Ultimately, the earth can meet its energy needs without fouling the environment. "But it won't happen," asserts Thomas Johansson, an energy adviser to the United Nations Development Program, "without the political will." To begin with, widespread government subsidies for fossil fuels and nuclear energy--estimated at some $150 billion per year--must be dismantled to level the playing field for renewables. Policymakers must factor in the price of pollution: coal plants are more expensive than renewable power when one includes the cost of scrubbers on smokestacks and the expense of health care for coal-related illnesses; nuclear energy costs would soar without government insurance. Environmentalists are calling for taxes on carbon to slow the growth of fossil-fuel use.
Another way to increase renewables' share of the energy mix is to reduce the use of conventional fuel through efficiency incentives. Experts estimate that efficiency could slash the globe's projected energy consumption by a third. Strict standards can cut energy use in everything from air conditioners to cars. Compact fluorescent lamps use a quarter of the electricity of incandescent bulbs to provide the same amount of light.

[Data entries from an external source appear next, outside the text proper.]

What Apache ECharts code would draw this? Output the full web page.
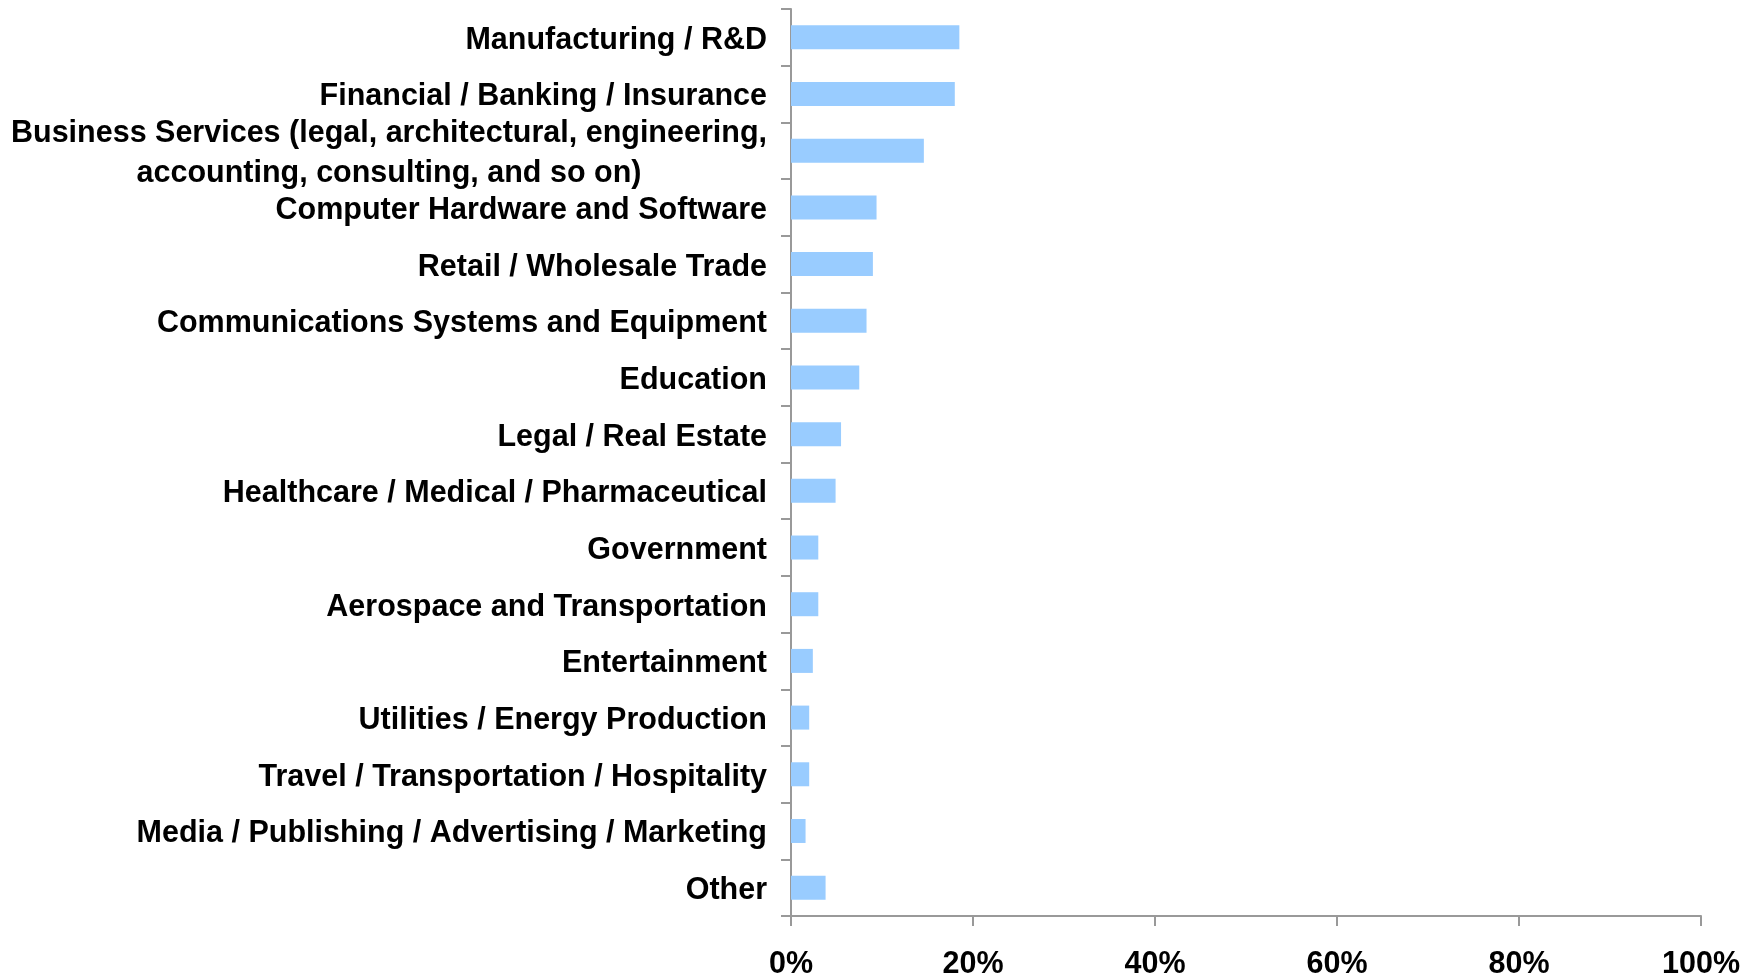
<!DOCTYPE html>
<html><head><meta charset="utf-8">
<script src="https://cdn.jsdelivr.net/npm/echarts@6/dist/echarts.min.js"></script>
<style>html,body{margin:0;padding:0;background:#fff}#c{width:1758px;height:977px}</style>
</head><body><div id="c"></div>
<script>
const categories = [
  "Manufacturing / R&D",
  "Financial / Banking / Insurance",
  "Business Services (legal, architectural, engineering,\naccounting, consulting, and so on)",
  "Computer Hardware and Software",
  "Retail / Wholesale Trade",
  "Communications Systems and Equipment",
  "Education",
  "Legal / Real Estate",
  "Healthcare / Medical / Pharmaceutical",
  "Government",
  "Aerospace and Transportation",
  "Entertainment",
  "Utilities / Energy Production",
  "Travel / Transportation / Hospitality",
  "Media / Publishing / Advertising / Marketing",
  "Other"
];
const values = [18.5, 18.0, 14.6, 9.4, 9.0, 8.3, 7.5, 5.5, 4.9, 3.0, 3.0, 2.4, 2.0, 2.0, 1.6, 3.8];
const xTicks = [0, 20, 40, 60, 80, 100];

const chart = echarts.init(document.getElementById('c'));
const font = '"Liberation Sans", Arial, sans-serif';
const fs = 30.5;
chart.setOption({
  animation: false,
  grid: { left: 791, right: 57, top: 9, bottom: 61, containLabel: false, outerBoundsMode: 'none' },
  xAxis: {
    type: 'value', min: 0, max: 100, interval: 20,
    axisLine: { show: true, lineStyle: { color: '#999', width: 2 } },
    axisTick: { show: true, length: 10, lineStyle: { color: '#999', width: 2 } },
    splitLine: { show: false },
    axisLabel: {
      margin: 33, color: '#000', fontFamily: font, fontWeight: 'bold', fontSize: fs,
      formatter: v => xTicks.includes(v) ? v + '%' : ''
    }
  },
  yAxis: {
    type: 'category', inverse: true, data: categories,
    axisLine: { show: true, lineStyle: { color: '#999', width: 2 } },
    axisTick: { show: true, length: 10, lineStyle: { color: '#999', width: 2 } },
    axisLabel: {
      margin: 24, color: '#000', fontFamily: font, fontWeight: 'bold', fontSize: fs,
      lineHeight: 40, interval: 0, padding: [6, 0, 0, 0],
      formatter: function (v) {
        const parts = v.split('\n');
        if (parts.length === 1) return v;
        return '{a|' + parts[0] + '}\n{b|' + parts[1] + '}';
      },
      rich: {
        a: { fontFamily: font, fontWeight: 'bold', fontSize: fs, color: '#000', lineHeight: 40, align: 'center' },
        b: { fontFamily: font, fontWeight: 'bold', fontSize: fs, color: '#000', lineHeight: 40, align: 'center' }
      }
    }
  },
  series: [{
    type: 'bar', data: values, barWidth: 24,
    itemStyle: { color: '#99ccff' }
  }]
});
</script></body></html>
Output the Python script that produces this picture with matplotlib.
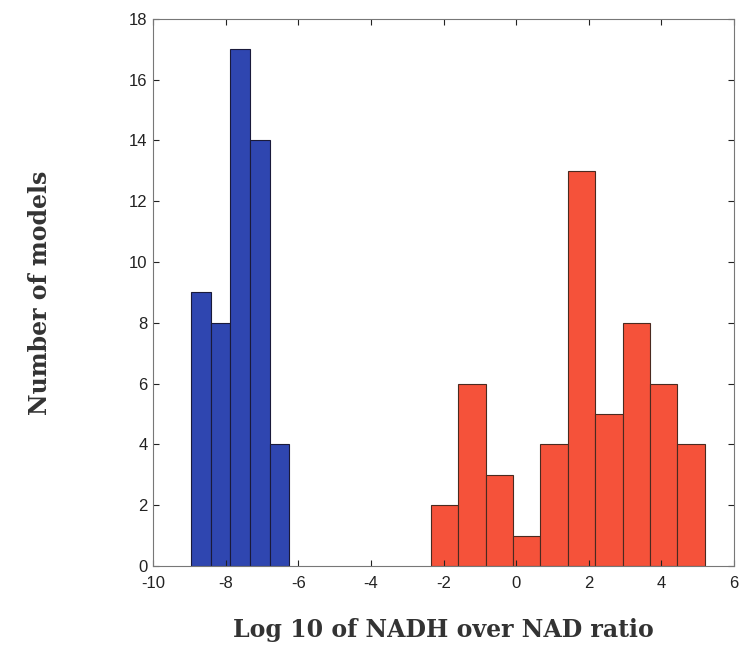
import numpy as np
import matplotlib
matplotlib.use("Agg")
import matplotlib.pyplot as plt

plt.rcParams['axes.unicode_minus'] = False

# histogram counts
blue_counts = [9, 8, 17, 14, 4]
blue_edges = np.linspace(-8.96, -6.25, 6)
red_counts = [2, 6, 3, 1, 4, 13, 5, 8, 6, 4]
red_edges = np.linspace(-2.35, 5.19, 11)

x_ticks = [-10, -8, -6, -4, -2, 0, 2, 4, 6]
y_ticks = [0, 2, 4, 6, 8, 10, 12, 14, 16, 18]

fig = plt.figure(figsize=(7.43, 6.49), dpi=100)
ax = fig.add_axes([0.206, 0.128, 0.782, 0.843])

ax.bar(blue_edges[:-1], blue_counts, width=np.diff(blue_edges), align='edge',
       color='#2f46b0', edgecolor='#1a1a3a', linewidth=0.8)
ax.bar(red_edges[:-1], red_counts, width=np.diff(red_edges), align='edge',
       color='#f5523a', edgecolor='#4a2a20', linewidth=0.8)

ax.set_xlim(-10, 6)
ax.set_ylim(0, 18)
ax.set_xticks(x_ticks)
ax.set_yticks(y_ticks)
ax.tick_params(direction='in', length=4, labelsize=12, colors='#222222', top=True, right=True)
ax.tick_params(axis='x', pad=7)
ax.tick_params(axis='y', pad=4)
for lab in ax.get_xticklabels() + ax.get_yticklabels():
    lab.set_family('Liberation Sans')
for s in ax.spines.values():
    s.set_color('#777777')
    s.set_linewidth(0.8)

ax.set_xlabel('Log 10 of NADH over NAD ratio', family='DejaVu Serif', fontweight='bold',
              fontsize=17, color='#333333', labelpad=20)
ax.set_ylabel('Number of models', family='DejaVu Serif', fontweight='bold',
              fontsize=17, color='#333333', labelpad=55)

fig.savefig('out.png', dpi=100)
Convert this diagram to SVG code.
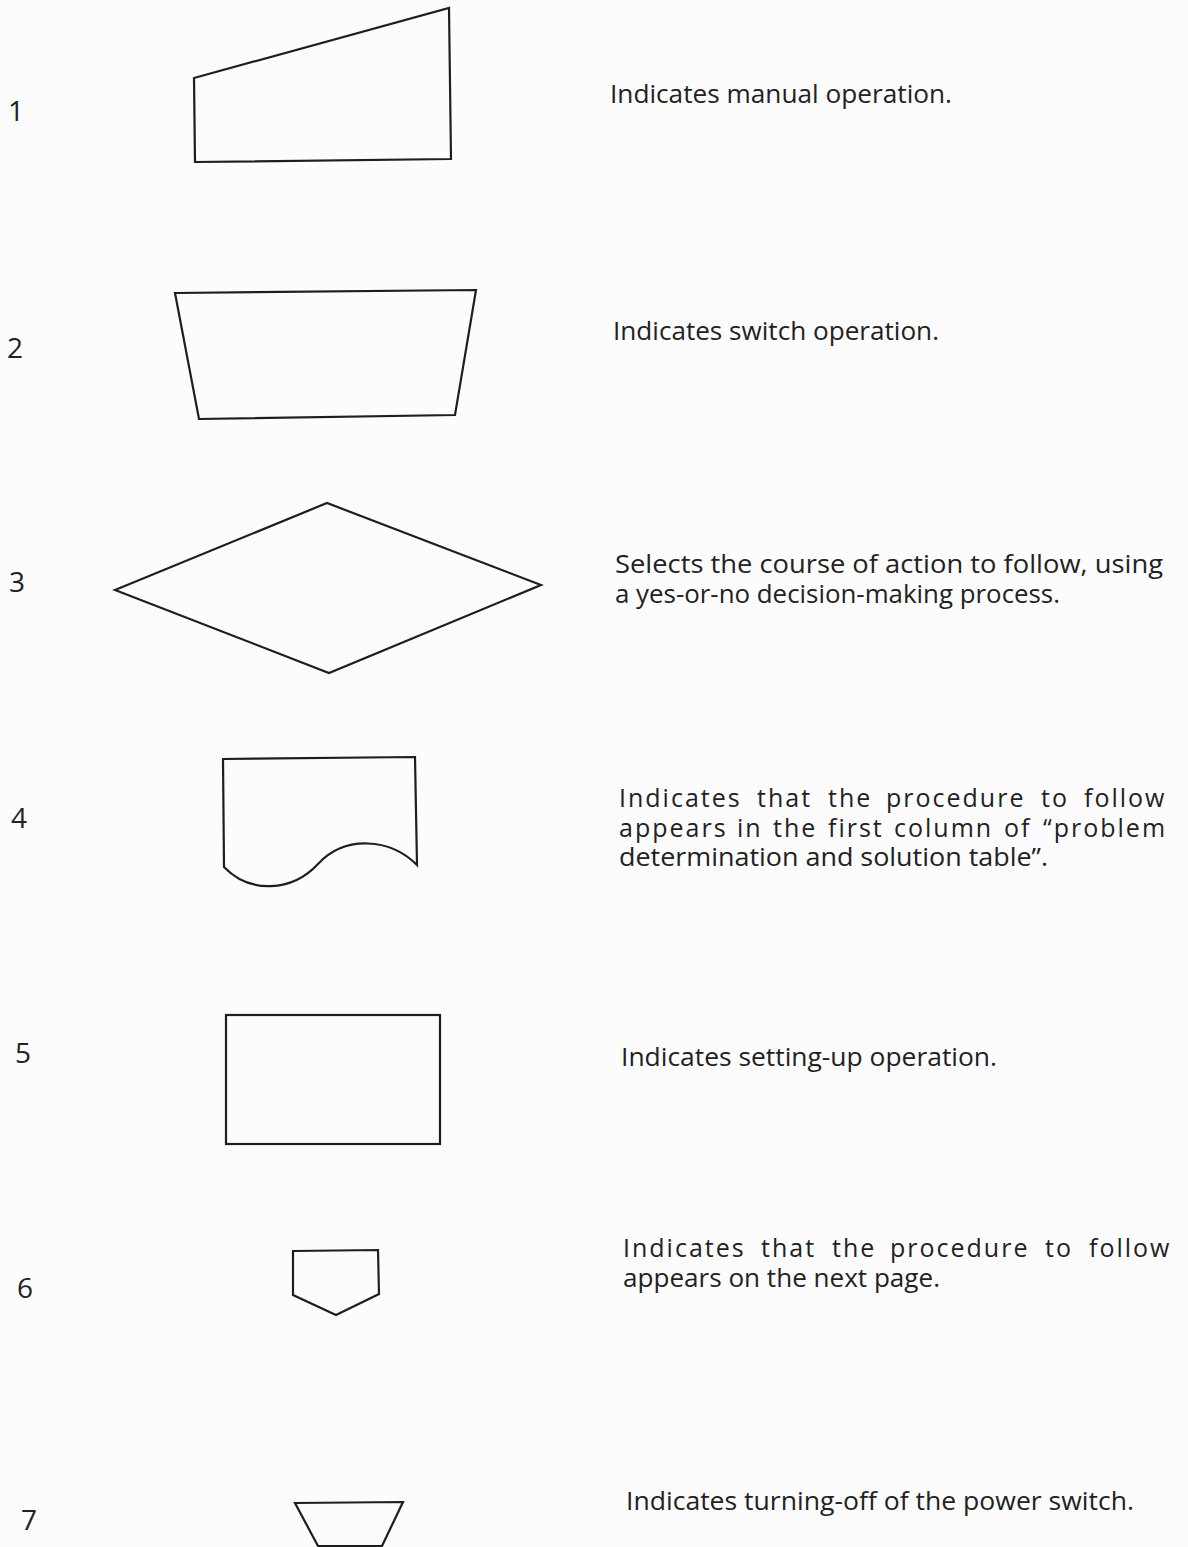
<svg xmlns="http://www.w3.org/2000/svg" width="1188" height="1547" viewBox="0 0 1188 1547">
<style>
.s{fill:none;stroke:#1e1e1e;stroke-width:2.2;stroke-linejoin:miter}
.n{font-family:"Open Sans","Liberation Sans",sans-serif;font-size:28px;fill:#222}
.t{font-family:"Open Sans","Liberation Sans",sans-serif;font-size:25px;fill:#222}
.j{letter-spacing:2px}
</style>
<rect width="1188" height="1547" fill="#fcfcfc"/>
<g id="node1">
<polygon class="s" points="194,78 449,8 451,159 195,162"/>
<text class="n" x="8" y="121">1</text>
<text class="t" x="610" y="103" textLength="342" lengthAdjust="spacingAndGlyphs">Indicates manual operation.</text>
</g>
<g id="node2">
<polygon class="s" points="175,293 476,290 455,415 199,419"/>
<text class="n" x="7" y="358">2</text>
<text class="t" x="613" y="340" textLength="326" lengthAdjust="spacingAndGlyphs">Indicates switch operation.</text>
</g>
<g id="node3">
<polygon class="s" points="115,590 327,503 541,585 329,673"/>
<text class="n" x="9" y="592">3</text>
<text class="t" x="615" y="573" textLength="548" lengthAdjust="spacingAndGlyphs">Selects the course of action to follow, using</text>
<text class="t" x="615" y="603" textLength="445" lengthAdjust="spacingAndGlyphs">a yes-or-no decision-making process.</text>
</g>
<g id="node4">
<path class="s" d="M224,867 L223,759 L415,757 L417,865 C390,838 345,835 318,864 C292,892 250,894 224,867 Z"/>
<text class="n" x="11" y="828">4</text>
<text class="t j" y="807"><tspan x="619">Indicates</tspan> <tspan x="757">that</tspan> <tspan x="828">the</tspan> <tspan x="886">procedure</tspan> <tspan x="1041">to</tspan> <tspan x="1084">follow</tspan></text>
<text class="t j" y="837"><tspan x="619">appears</tspan> <tspan x="737">in</tspan> <tspan x="773">the</tspan> <tspan x="828">first</tspan> <tspan x="894">column</tspan> <tspan x="1004">of</tspan> <tspan x="1043">“problem</tspan></text>
<text class="t" x="619" y="866" textLength="429" lengthAdjust="spacingAndGlyphs">determination and solution table”.</text>
</g>
<g id="node5">
<rect class="s" x="226" y="1015" width="214" height="129"/>
<text class="n" x="15" y="1063">5</text>
<text class="t" x="621" y="1066" textLength="376" lengthAdjust="spacingAndGlyphs">Indicates setting-up operation.</text>
</g>
<g id="node6">
<polygon class="s" points="293,1251 378,1250 379,1294 336,1315 293,1295"/>
<text class="n" x="17" y="1298">6</text>
<text class="t j" y="1257"><tspan x="623">Indicates</tspan> <tspan x="761">that</tspan> <tspan x="832">the</tspan> <tspan x="890">procedure</tspan> <tspan x="1045">to</tspan> <tspan x="1089">follow</tspan></text>
<text class="t" x="623" y="1287" textLength="317" lengthAdjust="spacingAndGlyphs">appears on the next page.</text>
</g>
<g id="node7">
<polygon class="s" points="295,1503 403,1502 382,1546 318,1546"/>
<text class="n" x="21" y="1530">7</text>
<text class="t" x="626" y="1510" textLength="508" lengthAdjust="spacingAndGlyphs">Indicates turning-off of the power switch.</text>
</g>
<g id="connectors"></g>
</svg>
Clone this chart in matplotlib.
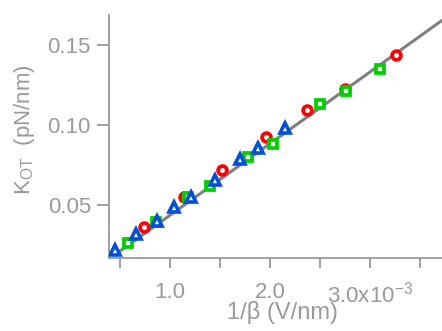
import numpy as np
import matplotlib
matplotlib.use("Agg")
import matplotlib.pyplot as plt

plt.rcParams['font.family'] = ['Liberation Sans', 'DejaVu Sans']
plt.rcParams['mathtext.default'] = 'regular'

# data (x in units of 1e-3 V/nm)
tri_x = [0.45, 0.66, 0.867, 1.04, 1.21, 1.45, 1.70, 1.883, 2.15]
tri_y = [0.0219, 0.0317, 0.0400, 0.0489, 0.0552, 0.0656, 0.0789, 0.0858, 0.0983]

sq_x = [0.577, 0.86, 1.183, 1.40, 1.783, 2.033, 2.50, 2.76, 3.10]
sq_y = [0.0260, 0.0392, 0.0548, 0.0619, 0.0802, 0.0885, 0.1131, 0.1217, 0.1350]

circ_x = [0.74, 1.143, 1.517, 1.957, 2.367, 2.75, 3.26]
circ_y = [0.0360, 0.0552, 0.0719, 0.0927, 0.1098, 0.1229, 0.1442]

fit_x = [0.45, 3.72]
fit_y = [0.0190, 0.1656]

grey = '#9a9a9a'

fig = plt.figure(figsize=(4.42, 3.31), dpi=100)
ax = fig.add_axes([109/442, 73/331, 1 - 109/442, (258-15)/331])

ax.plot(fit_x, fit_y, color='#808080', lw=2.2, zorder=1)
ax.plot(circ_x, circ_y, 'o', ms=6.3, mew=2.7, mfc='white', mec='#ff0000', zorder=2)
ax.plot(sq_x, sq_y, 's', ms=5.7, mew=2.7, mfc='white', mec='#00d000', zorder=3)
ax.plot(tri_x, tri_y, '^', ms=6.8, mew=2.6, mfc='white', mec='#0050d8', zorder=4)

ax.set_xlim(0.39, 3.72)
ax.set_ylim(0.0169, 0.169)

ax.set_xticks([1.0, 2.0, 3.0])
ax.set_xticklabels(['1.0', '2.0', '3.0x10$^{-3}$'])
ax.set_xticks([0.5, 1.5, 2.5, 3.5], minor=True)
ax.set_yticks([0.05, 0.10, 0.15])
ax.set_yticklabels(['0.05', '0.10', '0.15'])

ax.tick_params(axis='both', which='both', direction='out', colors=grey,
               labelcolor=grey, labelsize=16, width=1.3)
ax.tick_params(axis='y', length=9, pad=4)
ax.tick_params(axis='x', which='both', length=7, pad=10)

for s in ['top', 'right']:
    ax.spines[s].set_visible(False)
for s in ['left', 'bottom']:
    ax.spines[s].set_color(grey)
    ax.spines[s].set_linewidth(1.3)

ax.set_xlabel('1/β (V/nm)', fontsize=17, color=grey)
ax.xaxis.set_label_coords(0.52, -0.178, transform=ax.transAxes)
ax.xaxis.label.set_va('top')
ax.set_ylabel('K$_{OT}$  (pN/nm)', fontsize=16, color=grey)
ax.yaxis.set_label_coords(-0.215, 0.53, transform=ax.transAxes)

fig.savefig('out.png', dpi=100)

Governments are increasingly forcing utilities to make it easier for windmill and solar-panel owners to connect to the grid and get credit for providing extra electricity they don't use. Governments are also pressuring utilities to meet targets for renewable sources of energy. The European Union, for instance, is requiring its members to boost electricity from renewables to 22% of production within the next eight years. Brazil plans to push a global standard at the World Summit on Sustainable Development in Johannesburg this month.